Written request = Return the whole listing, line for line, without the pictures in it.

START

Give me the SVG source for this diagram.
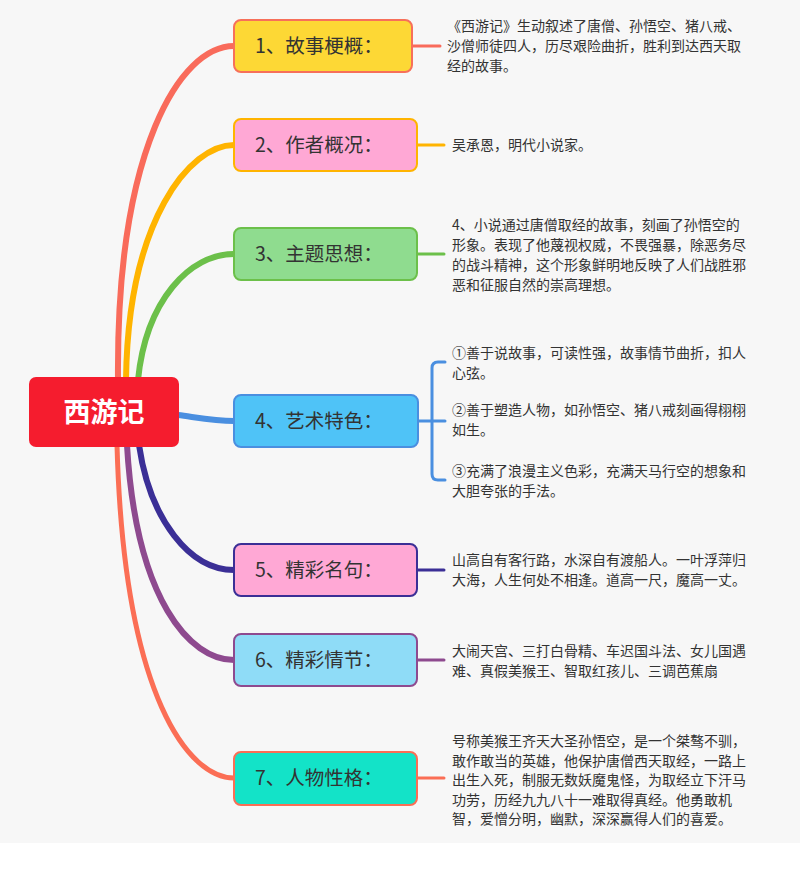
<svg xmlns="http://www.w3.org/2000/svg" width="800" height="887" viewBox="0 0 800 887">
<style>
text{font-family:"Noto Sans CJK SC","Noto Sans",sans-serif}
.lbl{font-size:19.5px;fill:#333}
.t{font-size:14px;fill:#333}
.br{fill:none;stroke-linecap:round}
</style>
<rect width="800" height="887" fill="#fff"/>
<rect width="800" height="843" fill="#f7f7f7"/>
<g id="connectors" class="br">
<path d="M118,380 C116,150 180,46 234,46" stroke="#f96b5b" stroke-width="6"/>
<path d="M126,380 C128,220 190,145 234,145" stroke="#ffb400" stroke-width="6"/>
<path d="M138,380 C146,300 190,254 234,254" stroke="#6cc04a" stroke-width="6"/>
<path d="M178,415 C200,418 215,421 234,421" stroke="#4a8fe0" stroke-width="6"/>
<path d="M139,445 C150,520 190,570 234,570" stroke="#3b2f96" stroke-width="6"/>
<path d="M127,445 C136,600 190,660 234,660" stroke="#8e4a8f" stroke-width="6"/>
<path d="M117,445 C124,700 190,778 234,778" stroke="#fb6e55" stroke-width="5"/>
<path d="M412,46 H440" stroke="#f96b5b" stroke-width="3"/>
<path d="M417,145 H444" stroke="#ffb400" stroke-width="3"/>
<path d="M417,254 H444" stroke="#6cc04a" stroke-width="3"/>
<path d="M418,421 H432 M445,362 H438 Q432,362 432,368 V474 Q432,480 438,480 H445" stroke="#4a8fe0" stroke-width="3"/>
<path d="M432,421 H445" stroke="#4a8fe0" stroke-width="3"/>
<path d="M417,570 H444" stroke="#3b2f96" stroke-width="3"/>
<path d="M417,660 H444" stroke="#8e4a8f" stroke-width="3"/>
<path d="M417,778 H444" stroke="#fb6e55" stroke-width="3"/>
</g>
<g id="root"><rect x="29" y="377" width="150" height="70" rx="7" fill="#f51c2e"/><text x="104" y="422" text-anchor="middle" font-size="27" font-weight="bold" fill="#fff">西游记</text></g>
<g id="n1"><rect x="234" y="20" width="178" height="52" rx="7" fill="#fdd835" stroke="#f7705a" stroke-width="2"/><text class="lbl" x="255" y="53">1、故事梗概：</text>
<text class="t" x="447" y="31">《西游记》生动叙述了唐僧、孙悟空、猪八戒、</text><text class="t" x="447" y="51">沙僧师徒四人，历尽艰险曲折，胜利到达西天取</text><text class="t" x="447" y="71">经的故事。</text></g>
<g id="n2"><rect x="234" y="119" width="183" height="52" rx="7" fill="#ffa8d5" stroke="#ffb400" stroke-width="2"/><text class="lbl" x="255" y="152">2、作者概况：</text>
<text class="t" x="452" y="150">吴承恩，明代小说家。</text></g>
<g id="n3"><rect x="234" y="228" width="183" height="52" rx="7" fill="#8fdc8f" stroke="#6cc04a" stroke-width="2"/><text class="lbl" x="255" y="261">3、主题思想：</text>
<text class="t" x="452" y="230">4、小说通过唐僧取经的故事，刻画了孙悟空的</text><text class="t" x="452" y="250">形象。表现了他蔑视权威，不畏强暴，除恶务尽</text><text class="t" x="452" y="270">的战斗精神，这个形象鲜明地反映了人们战胜邪</text><text class="t" x="452" y="290">恶和征服自然的崇高理想。</text></g>
<g id="n4"><rect x="234" y="395" width="184" height="52" rx="7" fill="#4fc3f7" stroke="#4a8fe0" stroke-width="2"/><text class="lbl" x="255" y="428">4、艺术特色：</text>
<text class="t" x="452" y="358">①善于说故事，可读性强，故事情节曲折，扣人</text><text class="t" x="452" y="378">心弦。</text>
<text class="t" x="452" y="415">②善于塑造人物，如孙悟空、猪八戒刻画得栩栩</text><text class="t" x="452" y="435">如生。</text>
<text class="t" x="452" y="476">③充满了浪漫主义色彩，充满天马行空的想象和</text><text class="t" x="452" y="496">大胆夸张的手法。</text></g>
<g id="n5"><rect x="234" y="544" width="183" height="52" rx="7" fill="#ffa8d5" stroke="#3b2f96" stroke-width="2"/><text class="lbl" x="255" y="577">5、精彩名句：</text>
<text class="t" x="452" y="565">山高自有客行路，水深自有渡船人。一叶浮萍归</text><text class="t" x="452" y="585">大海，人生何处不相逢。道高一尺，魔高一丈。</text></g>
<g id="n6"><rect x="234" y="634" width="183" height="52" rx="7" fill="#8fdcf7" stroke="#8e4a8f" stroke-width="2"/><text class="lbl" x="255" y="667">6、精彩情节：</text>
<text class="t" x="452" y="656">大闹天宫、三打白骨精、车迟国斗法、女儿国遇</text><text class="t" x="452" y="676">难、真假美猴王、智取红孩儿、三调芭蕉扇</text></g>
<g id="n7"><rect x="234" y="752" width="183" height="53" rx="7" fill="#13e3c8" stroke="#fb6e55" stroke-width="2"/><text class="lbl" x="255" y="785">7、人物性格：</text>
<text class="t" x="452" y="746">号称美猴王齐天大圣孙悟空，是一个桀骜不驯，</text><text class="t" x="452" y="766">敢作敢当的英雄，他保护唐僧西天取经，一路上</text><text class="t" x="452" y="785">出生入死，制服无数妖魔鬼怪，为取经立下汗马</text><text class="t" x="452" y="805">功劳，历经九九八十一难取得真经。他勇敢机</text><text class="t" x="452" y="824">智，爱憎分明，幽默，深深赢得人们的喜爱。</text></g>
</svg>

END

Exercise result =
Give me the SVG source for this diagram.
<svg xmlns="http://www.w3.org/2000/svg" width="800" height="887" viewBox="0 0 800 887">
<style>
text{font-family:"Noto Sans CJK SC","Noto Sans",sans-serif}
.lbl{font-size:19.5px;fill:#333}
.t{font-size:14px;fill:#333}
.br{fill:none;stroke-linecap:round}
</style>
<rect width="800" height="887" fill="#fff"/>
<rect width="800" height="843" fill="#f7f7f7"/>
<g id="connectors" class="br">
<path d="M118,380 C116,150 180,46 234,46" stroke="#f96b5b" stroke-width="6"/>
<path d="M126,380 C128,220 190,145 234,145" stroke="#ffb400" stroke-width="6"/>
<path d="M138,380 C146,300 190,254 234,254" stroke="#6cc04a" stroke-width="6"/>
<path d="M178,415 C200,418 215,421 234,421" stroke="#4a8fe0" stroke-width="6"/>
<path d="M139,445 C150,520 190,570 234,570" stroke="#3b2f96" stroke-width="6"/>
<path d="M127,445 C136,600 190,660 234,660" stroke="#8e4a8f" stroke-width="6"/>
<path d="M117,445 C124,700 190,778 234,778" stroke="#fb6e55" stroke-width="5"/>
<path d="M412,46 H440" stroke="#f96b5b" stroke-width="3"/>
<path d="M417,145 H444" stroke="#ffb400" stroke-width="3"/>
<path d="M417,254 H444" stroke="#6cc04a" stroke-width="3"/>
<path d="M418,421 H432 M445,362 H438 Q432,362 432,368 V474 Q432,480 438,480 H445" stroke="#4a8fe0" stroke-width="3"/>
<path d="M432,421 H445" stroke="#4a8fe0" stroke-width="3"/>
<path d="M417,570 H444" stroke="#3b2f96" stroke-width="3"/>
<path d="M417,660 H444" stroke="#8e4a8f" stroke-width="3"/>
<path d="M417,778 H444" stroke="#fb6e55" stroke-width="3"/>
</g>
<g id="root"><rect x="29" y="377" width="150" height="70" rx="7" fill="#f51c2e"/><text x="104" y="422" text-anchor="middle" font-size="27" font-weight="bold" fill="#fff">西游记</text></g>
<g id="n1"><rect x="234" y="20" width="178" height="52" rx="7" fill="#fdd835" stroke="#f7705a" stroke-width="2"/><text class="lbl" x="255" y="53">1、故事梗概：</text>
<text class="t" x="447" y="31">《西游记》生动叙述了唐僧、孙悟空、猪八戒、</text><text class="t" x="447" y="51">沙僧师徒四人，历尽艰险曲折，胜利到达西天取</text><text class="t" x="447" y="71">经的故事。</text></g>
<g id="n2"><rect x="234" y="119" width="183" height="52" rx="7" fill="#ffa8d5" stroke="#ffb400" stroke-width="2"/><text class="lbl" x="255" y="152">2、作者概况：</text>
<text class="t" x="452" y="150">吴承恩，明代小说家。</text></g>
<g id="n3"><rect x="234" y="228" width="183" height="52" rx="7" fill="#8fdc8f" stroke="#6cc04a" stroke-width="2"/><text class="lbl" x="255" y="261">3、主题思想：</text>
<text class="t" x="452" y="230">4、小说通过唐僧取经的故事，刻画了孙悟空的</text><text class="t" x="452" y="250">形象。表现了他蔑视权威，不畏强暴，除恶务尽</text><text class="t" x="452" y="270">的战斗精神，这个形象鲜明地反映了人们战胜邪</text><text class="t" x="452" y="290">恶和征服自然的崇高理想。</text></g>
<g id="n4"><rect x="234" y="395" width="184" height="52" rx="7" fill="#4fc3f7" stroke="#4a8fe0" stroke-width="2"/><text class="lbl" x="255" y="428">4、艺术特色：</text>
<text class="t" x="452" y="358">①善于说故事，可读性强，故事情节曲折，扣人</text><text class="t" x="452" y="378">心弦。</text>
<text class="t" x="452" y="415">②善于塑造人物，如孙悟空、猪八戒刻画得栩栩</text><text class="t" x="452" y="435">如生。</text>
<text class="t" x="452" y="476">③充满了浪漫主义色彩，充满天马行空的想象和</text><text class="t" x="452" y="496">大胆夸张的手法。</text></g>
<g id="n5"><rect x="234" y="544" width="183" height="52" rx="7" fill="#ffa8d5" stroke="#3b2f96" stroke-width="2"/><text class="lbl" x="255" y="577">5、精彩名句：</text>
<text class="t" x="452" y="565">山高自有客行路，水深自有渡船人。一叶浮萍归</text><text class="t" x="452" y="585">大海，人生何处不相逢。道高一尺，魔高一丈。</text></g>
<g id="n6"><rect x="234" y="634" width="183" height="52" rx="7" fill="#8fdcf7" stroke="#8e4a8f" stroke-width="2"/><text class="lbl" x="255" y="667">6、精彩情节：</text>
<text class="t" x="452" y="656">大闹天宫、三打白骨精、车迟国斗法、女儿国遇</text><text class="t" x="452" y="676">难、真假美猴王、智取红孩儿、三调芭蕉扇</text></g>
<g id="n7"><rect x="234" y="752" width="183" height="53" rx="7" fill="#13e3c8" stroke="#fb6e55" stroke-width="2"/><text class="lbl" x="255" y="785">7、人物性格：</text>
<text class="t" x="452" y="746">号称美猴王齐天大圣孙悟空，是一个桀骜不驯，</text><text class="t" x="452" y="766">敢作敢当的英雄，他保护唐僧西天取经，一路上</text><text class="t" x="452" y="785">出生入死，制服无数妖魔鬼怪，为取经立下汗马</text><text class="t" x="452" y="805">功劳，历经九九八十一难取得真经。他勇敢机</text><text class="t" x="452" y="824">智，爱憎分明，幽默，深深赢得人们的喜爱。</text></g>
</svg>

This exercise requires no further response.